Thursday, November 8, 2001

From the ground up

Kevin Taylor
by Kevin Taylor


This was a little different use of the balers,"


says Spokane County farmer Larry Tee who, with his son Brian, grew the wheat that made the straw that made the bales that made the houses that Scott Weston built.


"Instead of using the straw to keep the pigs warm, using it to build a house was unique," Larry Tee says. The Tees, who farm around Latah, put new knives on their balers and tightened the plunger inside. In layman's terms, this simply means that as the straw was picked up off the fields it was packed into tighter, straighter bales with cleaner, less ragged ends.


"You can't just have the typical farmer mentality to go out and do it as hard and as fast as you can," says Allen Reilly, a third-generation farmer and the Windermere real estate agent selling the two straw houses. "This is a precision building material.
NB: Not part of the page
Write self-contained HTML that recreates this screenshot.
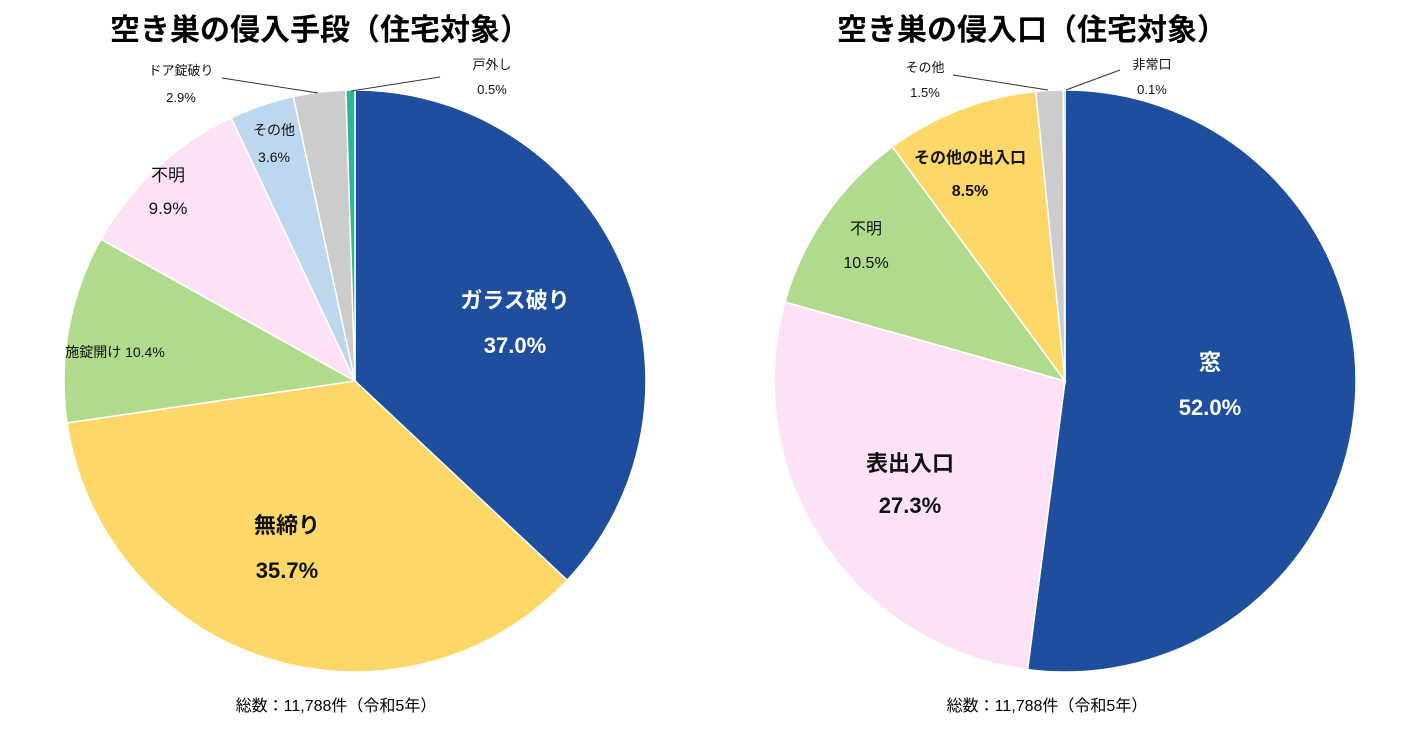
<!DOCTYPE html>
<html><head><meta charset="utf-8">
<style>
body{margin:0;background:#fff;width:1420px;height:726px;overflow:hidden;font-family:"Liberation Sans","Noto Sans CJK JP",sans-serif;}
svg text{font-family:"Liberation Sans","Noto Sans CJK JP",sans-serif;}
</style></head>
<body>
<svg id="chart" width="1420" height="726">
<text x="320" y="40" font-size="30" font-weight="bold" text-anchor="middle">空き巣の侵入手段（住宅対象）</text>
<text x="1032" y="40" font-size="30" font-weight="bold" text-anchor="middle">空き巣の侵入口（住宅対象）</text>
<text x="336" y="711" font-size="16" text-anchor="middle">総数：11,788件（令和5年）</text>
<text x="1047" y="711" font-size="16" text-anchor="middle">総数：11,788件（令和5年）</text>
<g id="left"></g>
<g id="right"></g>
</svg>
<script>
const leftCategories=["ガラス破り","無締り","施錠開け","不明","その他","ドア錠破り","戸外し"];
const leftValues=[37.0,35.7,10.4,9.9,3.6,2.9,0.5];
const leftColors=["#1f4e9f","#fdd868","#b1db8c","#fde1f7","#bcd7ee","#cccccc","#2cb49c"];
const rightCategories=["窓","表出入口","不明","その他の出入口","その他","非常口"];
const rightValues=[52.0,27.3,10.5,8.5,1.5,0.1];
const rightColors=["#1f4e9f","#fde1f7","#b1db8c","#fdd868","#cccccc","#2cb49c"];
const NS="http://www.w3.org/2000/svg";
function angleScale(values){const t=values.reduce((a,b)=>a+b,0);return v=>v/t*2*Math.PI;}
function drawPie(g,cx,cy,r,cats,vals,cols){
  const sc=angleScale(vals);let a=0;
  vals.forEach((v,i)=>{
    const a2=a+sc(v);
    const x1=cx+r*Math.sin(a),y1=cy-r*Math.cos(a),x2=cx+r*Math.sin(a2),y2=cy-r*Math.cos(a2);
    const p=document.createElementNS(NS,"path");
    p.setAttribute("d",`M${cx},${cy}L${x1},${y1}A${r},${r} 0 ${a2-a>Math.PI?1:0} 1 ${x2},${y2}Z`);
    p.setAttribute("fill",cols[i]);p.setAttribute("stroke","#fff");p.setAttribute("stroke-width","1.5");
    
    
    g.appendChild(p);a=a2;
  });
}
drawPie(document.getElementById("left"),355,381,291,leftCategories,leftValues,leftColors);
drawPie(document.getElementById("right"),1065,381,291,rightCategories,rightValues,rightColors);
// labels: [x,y,catIdx,size,color,bold, chart]
const svg=document.getElementById("chart");
function lbl(x,y,name,pct,size,color,bold,gap){
  [[name,y],[pct,y+gap]].forEach((t,k)=>{
    const e=document.createElementNS(NS,"text");
    e.setAttribute("x",x);e.setAttribute("y",t[1]);e.setAttribute("font-size",size);
    e.setAttribute("fill",color);e.setAttribute("text-anchor","middle");
    if(bold)e.setAttribute("font-weight","bold");
    e.textContent=t[0];
    
    
    svg.appendChild(e);
  });
}
function line(x1,y1,x2,y2){const l=document.createElementNS(NS,"line");
  l.setAttribute("x1",x1);l.setAttribute("y1",y1);l.setAttribute("x2",x2);l.setAttribute("y2",y2);
  l.setAttribute("stroke","#333");l.setAttribute("stroke-width","1");
  
  
  svg.appendChild(l);}
const f=v=>v.toFixed(1)+"%";
lbl(515,308,leftCategories[0],f(leftValues[0]),22,"#fff",true,45);
lbl(287,533,leftCategories[1],f(leftValues[1]),22,"#111",true,45);
lbl(115,357,leftCategories[2]+" "+f(leftValues[2]),"",14,"#111",false,0);
lbl(168,181,leftCategories[3],f(leftValues[3]),17,"#111",false,33);
lbl(274,135,leftCategories[4],f(leftValues[4]),14,"#111",false,27);
lbl(181,75,leftCategories[5],f(leftValues[5]),13,"#111",false,27);
lbl(492,69,leftCategories[6],f(leftValues[6]),13,"#111",false,25);
line(222,78,318,93);line(440,77,351,91);
lbl(1210,370,rightCategories[0],f(rightValues[0]),22,"#fff",true,45);
lbl(910,471,rightCategories[1],f(rightValues[1]),22,"#111",true,42);
lbl(866,234,rightCategories[2],f(rightValues[2]),16,"#111",false,34);
lbl(970,163,rightCategories[3],f(rightValues[3]),16,"#111",true,33);
lbl(925,72,rightCategories[4],f(rightValues[4]),13,"#111",false,25);
lbl(1152,69,rightCategories[5],f(rightValues[5]),13,"#111",false,25);
line(953,75,1048,90);line(1120,70,1066,90);
</script>
</body></html>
If the flakes aren't uniform from side to side, it takes more work to get a flat wall."


Reilly has farmer eyes and, running his thick hand over a straw bale at the construction site, points out where the straw was likely piled higher on one side of the window, perhaps because it was on a sidehill, or where the baler may have drifted out of the row, or where it went too fast.
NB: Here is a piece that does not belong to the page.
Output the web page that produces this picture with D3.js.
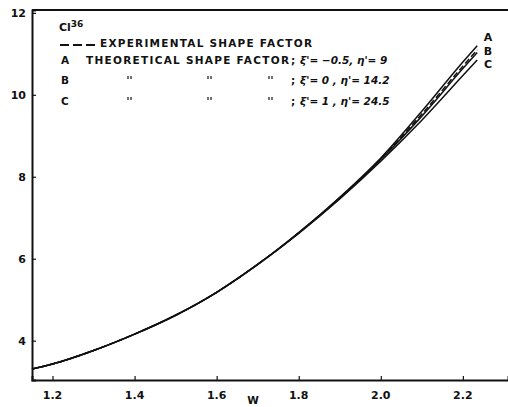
<!DOCTYPE html>
<html lang="en">
<head>
    <meta charset="UTF-8">
    <title>Cl36 shape factor</title>
    <style>
        html, body {
            margin: 0px;
            padding: 0px;
            background-color: white;
        }
        #chart text {
            font-family: 'DejaVu Sans', sans-serif;
            font-weight: bold;
            fill: #111;
        }
    </style>
</head>
<body>
    <div id="chart"></div>
    <script src="https://d3js.org/d3.v7.min.js"></script>
    <script>

        // W values the curves are read at
        var wValues = [1.15, 1.2, 1.3, 1.4, 1.5, 1.6, 1.7, 1.8, 1.9, 2.0, 2.1, 2.2, 2.235];

        // theoretical shape factor curves
        var curveA = [3.31, 3.43, 3.76, 4.16, 4.62, 5.18, 5.86, 6.64, 7.50, 8.46, 9.60, 10.80, 11.20];
        var curveB = [3.31, 3.43, 3.76, 4.16, 4.62, 5.18, 5.86, 6.63, 7.48, 8.42, 9.48, 10.64, 11.03];
        var curveC = [3.31, 3.43, 3.76, 4.16, 4.62, 5.18, 5.86, 6.62, 7.46, 8.38, 9.38, 10.47, 10.85];

        // experimental shape factor (dashed)
        var experimental = [3.31, 3.43, 3.76, 4.16, 4.62, 5.18, 5.86, 6.63, 7.49, 8.44, 9.53, 10.70, 11.10];

        var xTicks = [1.2, 1.4, 1.6, 1.8, 2.0, 2.2];
        var yTicks = [4, 6, 8, 10, 12];

        var width = 508;
        var height = 407;

        var svg = d3.select("#chart")
            .append("svg")
            .attr("width", width)
            .attr("height", height);

        var x_scale = d3.scaleLinear()
            .domain([1.15, 2.31])
            .range([32, 508]);

        var y_scale = d3.scaleLinear()
            .domain([3.04, 12.07])
            .range([380, 10]);

        // axes: ticks point inwards, labels drawn separately
        var x_axis = d3.axisTop(x_scale)
            .tickValues(xTicks)
            .tickSize(4)
            .tickFormat("");

        var y_axis = d3.axisRight(y_scale)
            .tickValues(yTicks)
            .tickSize(4)
            .tickFormat("");

        svg.append("g")
            .attr("transform", "translate(0," + y_scale(3.04) + ")")
            .call(x_axis)
            .call(function(g) {
                g.select(".domain").attr("stroke", "#111").attr("stroke-width", 2);
                g.selectAll(".tick line").attr("stroke", "#111").attr("stroke-width", 1.2);
            });

        svg.append("g")
            .attr("transform", "translate(" + x_scale(1.15) + ",0)")
            .call(y_axis)
            .call(function(g) {
                g.select(".domain").attr("stroke", "#111").attr("stroke-width", 2);
                g.selectAll(".tick line").attr("stroke", "#111").attr("stroke-width", 1.2);
            });

        // top frame line
        svg.append("line")
            .attr("x1", x_scale(1.15))
            .attr("x2", width)
            .attr("y1", y_scale(12.07))
            .attr("y2", y_scale(12.07))
            .attr("stroke", "#111")
            .attr("stroke-width", 2);

        // tick labels
        svg.selectAll(".xlabel")
            .data(xTicks)
            .enter()
            .append("text")
            .attr("class", "xlabel")
            .attr("x", function(d) { return x_scale(d); })
            .attr("y", 399)
            .attr("text-anchor", "middle")
            .attr("font-size", 11)
            .text(function(d) { return d.toFixed(1); });

        svg.selectAll(".ylabel")
            .data(yTicks)
            .enter()
            .append("text")
            .attr("class", "ylabel")
            .attr("x", 26)
            .attr("y", function(d) { return y_scale(d) + 4; })
            .attr("text-anchor", "end")
            .attr("font-size", 11)
            .text(function(d) { return d; });

        svg.append("text")
            .attr("x", 253)
            .attr("y", 404)
            .attr("text-anchor", "middle")
            .attr("font-size", 10.5)
            .text("W");

        // curves
        var line = d3.line()
            .x(function(d) { return x_scale(d[0]); })
            .y(function(d) { return y_scale(d[1]); })
            .curve(d3.curveMonotoneX);

        function pairs(vals) {
            return wValues.map(function(w, i) { return [w, vals[i]]; });
        }

        [curveA, curveB, curveC].forEach(function(c) {
            svg.append("path")
                .datum(pairs(c))
                .attr("fill", "none")
                .attr("stroke", "#111")
                .attr("stroke-width", 1.5)
                .attr("d", line);
        });

        svg.append("path")
            .datum(pairs(experimental))
            .attr("fill", "none")
            .attr("stroke", "#111")
            .attr("stroke-width", 1.5)
            .attr("stroke-dasharray", "6,3")
            .attr("d", line);

        // curve end labels
        var endLabels = [["A", 37], ["B", 51], ["C", 64]];
        svg.selectAll(".endlabel")
            .data(endLabels)
            .enter()
            .append("text")
            .attr("class", "endlabel")
            .attr("x", 488)
            .attr("y", function(d) { return d[1] + 4; })
            .attr("text-anchor", "middle")
            .attr("font-size", 11)
            .text(function(d) { return d[0]; });

        // legend block
        var legend = svg.append("g");

        var cl = legend.append("text")
            .attr("x", 59)
            .attr("y", 31)
            .attr("font-size", 11);
        cl.append("tspan").text("Cl");
        cl.append("tspan").attr("dy", -4).attr("font-size", 9).text("36");

        legend.append("line")
            .attr("x1", 60).attr("x2", 97)
            .attr("y1", 45).attr("y2", 45)
            .attr("stroke", "#111")
            .attr("stroke-width", 1.8)
            .attr("stroke-dasharray", "9,4");

        legend.append("text")
            .attr("x", 100).attr("y", 47)
            .attr("font-size", 10.5)
            .attr("textLength", 212)
            .attr("lengthAdjust", "spacing")
            .text("EXPERIMENTAL SHAPE FACTOR");

        var rows = [
            ["A", 64, "\u03be'= \u22120.5, \u03b7'= 9"],
            ["B", 84, "\u03be'= 0 , \u03b7'= 14.2"],
            ["C", 105, "\u03be'= 1 , \u03b7'= 24.5"]
        ];

        rows.forEach(function(r, i) {
            legend.append("text")
                .attr("x", 61).attr("y", r[1])
                .attr("font-size", 10.5)
                .text(r[0]);

            if (i == 0) {
                legend.append("text")
                    .attr("x", 86).attr("y", r[1])
                    .attr("font-size", 10.5)
                    .attr("textLength", 203)
                    .attr("lengthAdjust", "spacing")
                    .text("THEORETICAL SHAPE FACTOR");
            } else {
                // ditto marks, drawn as two short strokes
                [128, 208, 269].forEach(function(px) {
                    [0, 3].forEach(function(off) {
                        legend.append("line")
                            .attr("x1", px + off).attr("x2", px + off)
                            .attr("y1", r[1] - 8).attr("y2", r[1] - 5)
                            .attr("stroke", "#111")
                            .attr("stroke-width", 1.2);
                    });
                });
            }

            legend.append("text")
                .attr("x", 291).attr("y", r[1])
                .attr("font-size", 10.5)
                .text(";");

            legend.append("text")
                .attr("x", 300).attr("y", r[1])
                .attr("font-size", 10.5)
                .style("font-style", "italic")
                .text(r[2]);
        });

    </script>
</body>
</html>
"We don't normally worry about that so much,'' Larry Tee says. "I went to the first open house and stopped by a couple of times after that to talk to the construction guys. They were able to work with the bales."


He likes the new use of his straw and the preservation aspect of using this material instead of wood.
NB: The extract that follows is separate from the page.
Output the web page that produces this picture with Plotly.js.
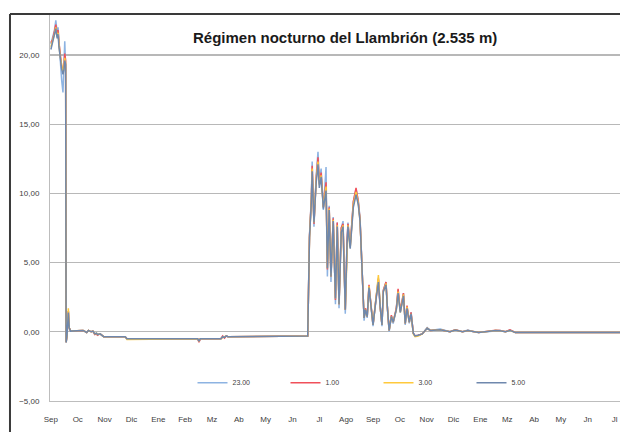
<!DOCTYPE html>
<html>
<head>
<meta charset="utf-8">
<script src="https://cdn.plot.ly/plotly-3.0.1.min.js"></script>
<style>html,body{margin:0;padding:0;background:#fff;}#chart{width:620px;height:432px;}</style>
</head>
<body>
<div id="chart"></div>
<script>
// Day index from 1 September (first season)
const days = [
  0, 2, 4, 5.5, 7, 8, 9, 10, 11, 12,
  13.5, 14.5, 15.5, 16.5, 17, 18, 19.5, 20.5, 22, 28,
  36, 40, 42, 45, 47, 49, 51, 52, 55, 59,
  83, 85, 164, 165.5, 167, 190, 192, 194, 196, 198,
  287, 289, 291, 292, 294, 296.5, 298.5, 300, 302, 304.5,
  307.5, 309, 311, 313, 315.5, 318, 320, 322, 324.5, 326.5,
  329, 331, 332, 334.5, 336.5, 338, 341, 343.5, 345.5, 349,
  350, 351.5, 353.5, 355.5, 358, 360, 363.5, 366, 368, 370,
  371.5, 374.5, 376, 378, 380.5, 382.5, 386, 388, 390.5, 392.5,
  394, 396, 398, 400.5, 402.5, 405, 407, 410.5, 415, 420.5,
  424, 435, 446, 452, 460, 466, 472, 478, 497, 502,
  508, 513, 519, 636
];

const t2300 = [
  20.8, 21.3, 21.8, 22.5, 21.6, 22.0, 20.8, 19.9, 19.2, 18.2,
  17.3, 19.5, 21.0, 19.0, -0.8, -0.4, 1.5, 0.3, 0.05, 0.08,
  0.1, -0.05, 0.1, 0.0, 0.05, -0.15, -0.1, -0.2, -0.15, -0.35,
  -0.35, -0.5, -0.5, -0.7, -0.5, -0.5, -0.35, -0.4, -0.3, -0.35,
  -0.3, 7.0, 9.6, 12.3, 7.6, 11.3, 13.0, 10.9, 11.8, 8.8,
  11.9, 4.0, 9.1, 3.6, 8.3, 2.0, 7.9, 1.7, 7.5, 8.0,
  1.3, 6.6, 7.9, 6.1, 8.3, 9.4, 10.3, 9.5, 8.2, 2.0,
  0.8, 1.6, 1.0, 3.3, 1.5, 0.4, 2.5, 3.9, 1.8, 0.4,
  3.0, 3.6, 1.8, 0.0, 1.1, 0.6, 1.6, 3.0, 1.4, 2.1,
  2.8, 0.5, 1.8, 0.6, 1.4, -0.1, -0.3, -0.25, -0.15, 0.3,
  0.1, 0.2, 0.0, 0.15, 0.0, 0.12, 0.0, -0.05, 0.1, 0.1,
  0.0, 0.12, -0.05, -0.05
];

const t0100 = [
  20.9, 21.1, 21.7, 22.2, 21.5, 21.8, 20.9, 20.3, 19.8, 19.2,
  18.9, 19.2, 20.1, 19.6, -0.75, -0.3, 1.5, 0.3, 0.05, 0.08,
  0.1, -0.05, 0.1, 0.0, 0.05, -0.2, -0.15, -0.25, -0.15, -0.35,
  -0.35, -0.5, -0.5, -0.75, -0.5, -0.5, -0.3, -0.45, -0.3, -0.35,
  -0.3, 6.9, 9.5, 12.0, 7.8, 11.1, 12.6, 10.7, 11.5, 9.0,
  10.8, 4.5, 9.0, 4.0, 8.2, 2.3, 7.9, 2.0, 7.5, 7.8,
  1.6, 6.6, 7.8, 6.2, 8.3, 9.4, 10.4, 9.4, 8.1, 2.2,
  1.0, 1.7, 1.1, 3.4, 1.6, 0.5, 2.5, 3.8, 1.8, 0.5,
  3.0, 3.6, 1.8, 0.1, 1.2, 0.7, 1.7, 3.1, 1.5, 2.1,
  2.8, 0.6, 1.9, 0.7, 1.4, -0.1, -0.3, -0.25, -0.15, 0.25,
  0.1, 0.15, 0.0, 0.15, 0.0, 0.1, 0.0, -0.05, 0.12, 0.1,
  0.0, 0.15, -0.05, -0.05
];

const t0300 = [
  20.6, 21.0, 21.5, 22.0, 21.3, 21.6, 20.7, 20.1, 19.7, 19.1,
  18.7, 19.0, 19.8, 19.4, -0.75, -0.3, 1.7, 0.3, 0.05, 0.08,
  0.1, -0.05, 0.1, 0.0, 0.05, -0.15, -0.1, -0.2, -0.15, -0.35,
  -0.35, -0.55, -0.5, -0.65, -0.5, -0.5, -0.4, -0.35, -0.3, -0.35,
  -0.3, 6.8, 9.4, 11.8, 7.9, 11.0, 12.3, 10.6, 11.3, 9.0,
  10.5, 4.6, 8.9, 4.0, 8.1, 2.4, 7.7, 2.0, 7.3, 7.7,
  1.6, 6.5, 7.7, 6.1, 8.1, 9.2, 10.1, 9.3, 8.0, 2.2,
  1.0, 1.6, 1.1, 3.3, 1.6, 0.5, 2.5, 4.1, 1.8, 0.5,
  2.9, 3.5, 1.8, 0.1, 1.1, 0.7, 1.6, 2.9, 1.4, 2.0,
  2.7, 0.6, 1.8, 0.7, 1.3, -0.15, -0.35, -0.3, -0.15, 0.25,
  0.1, 0.15, 0.0, 0.12, 0.0, 0.1, 0.0, -0.05, 0.1, 0.08,
  0.0, 0.1, -0.05, -0.05
];

const t0500 = [
  20.4, 20.9, 21.4, 21.9, 21.2, 21.5, 20.6, 20.0, 19.6, 19.0,
  18.6, 18.9, 19.6, 19.3, -0.75, -0.3, 1.4, 0.3, 0.05, 0.08,
  0.1, -0.05, 0.1, 0.0, 0.05, -0.15, -0.1, -0.2, -0.15, -0.35,
  -0.35, -0.5, -0.5, -0.65, -0.5, -0.5, -0.35, -0.4, -0.3, -0.35,
  -0.3, 6.8, 9.3, 11.6, 7.9, 10.8, 12.1, 10.4, 11.2, 8.9,
  10.2, 4.6, 8.8, 4.0, 8.0, 2.4, 7.6, 2.0, 7.2, 7.6,
  1.6, 6.4, 7.6, 6.0, 8.0, 9.0, 9.9, 9.2, 8.0, 2.2,
  1.0, 1.6, 1.1, 3.2, 1.6, 0.5, 2.4, 3.6, 1.8, 0.5,
  2.9, 3.4, 1.8, 0.1, 1.1, 0.7, 1.6, 2.8, 1.4, 2.0,
  2.6, 0.6, 1.7, 0.7, 1.3, -0.1, -0.3, -0.25, -0.15, 0.25,
  0.1, 0.15, 0.0, 0.12, 0.0, 0.1, 0.0, -0.05, 0.1, 0.08,
  0.0, 0.1, -0.05, -0.05
];

const seriesNames = ['23.00', '1.00', '3.00', '5.00'];
const seriesColors = ['#8DB3E2', '#F0505A', '#FFC93C', '#6F88AD'];
const seriesValues = [t2300, t0100, t0300, t0500];

const monthTickDays = [0, 30, 60, 90, 120, 150, 180, 210, 240, 270, 300,
  330, 360, 390, 420, 450, 480, 510, 540, 570, 600, 630];
const monthLabels = ['Sep', 'Oc', 'Nov', 'Dic', 'Ene', 'Feb', 'Mz', 'Ab', 'My', 'Jn', 'Jl',
  'Ago', 'Sep', 'Oc', 'Nov', 'Dic', 'Ene', 'Mz', 'Ab', 'My', 'Jn', 'Jl'];
const yTicks = [-5, 0, 5, 10, 15, 20];

const traces = seriesNames.map((n, i) => ({
  type: 'scatter', mode: 'lines', name: n,
  x: days, y: seriesValues[i],
  line: {color: seriesColors[i], width: 1.5}
}));

const tickFont = {family: 'Liberation Sans, Arial, sans-serif', size: 8, color: '#404040'};

const layout = {
  width: 620, height: 432,
  paper_bgcolor: '#ffffff', plot_bgcolor: '#ffffff',
  margin: {l: 50, r: 0, t: 15, b: 31, pad: 0, autoexpand: false},
  showlegend: true,
  legend: {
    orientation: 'h', x: 0.25, y: 0.085, xanchor: 'left', yanchor: 'top',
    font: {family: 'Liberation Sans, Arial, sans-serif', size: 7, color: '#404040'},
    entrywidth: 48, entrywidthmode: 'pixels', itemwidth: 30,
    bgcolor: 'rgba(0,0,0,0)'
  },
  xaxis: {
    range: [-1, 636], tickvals: monthTickDays, ticktext: monthLabels,
    showgrid: false, zeroline: false,
    showline: true, linecolor: '#bdbdbd', linewidth: 1,
    ticks: 'outside', ticklen: 10, tickcolor: 'rgba(0,0,0,0)',
    tickfont: tickFont, fixedrange: true
  },
  yaxis: {
    range: [-5, 22.89], tickvals: yTicks, tickformat: '.2f',
    showgrid: true, gridcolor: '#b8b8b8', gridwidth: 1.2,
    zeroline: false,
    showline: true, linecolor: '#bdbdbd', linewidth: 1,
    ticks: 'outside', ticklen: 8, tickcolor: 'rgba(0,0,0,0)',
    tickfont: tickFont, fixedrange: true
  },
  separators: ',.',
  annotations: [{
    text: 'Régimen nocturno del Llambrión (2.535 m)',
    xref: 'paper', yref: 'paper', x: 0.5175, y: 0.943,
    xanchor: 'center', yanchor: 'middle', showarrow: false,
    font: {family: 'Liberation Sans, Arial, sans-serif', size: 15, color: '#1a1a1a', weight: 'bold'}
  }],
  shapes: [
    {type: 'line', xref: 'paper', yref: 'paper', x0: -0.0702, x1: 1.01, y0: 1.0026, y1: 1.0026,
     line: {color: '#3a3a3a', width: 2}},
    {type: 'line', xref: 'paper', yref: 'paper', x0: -0.0702, x1: -0.0702, y0: 1.0026, y1: -0.09,
     line: {color: '#3a3a3a', width: 2}}
  ]
};

Plotly.newPlot('chart', traces, layout, {staticPlot: true, displayModeBar: false});
</script>
</body>
</html>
"I'm real happy that they are doing this," Tee says. "The wheat we made the straw from was planted in April, harvested in September. It takes a lot longer than that to grow a tree."


Each house only represents about seven acres of straw -- a mere speck given the scale of farming in the region.


"It is a market, but I just don't know how many people these houses will appeal to," Tee says.


So, someone asked, would it be fair to say he's taking a wait-and-see approach.


"That's the farmer way," Tee laughs. "Wait and see."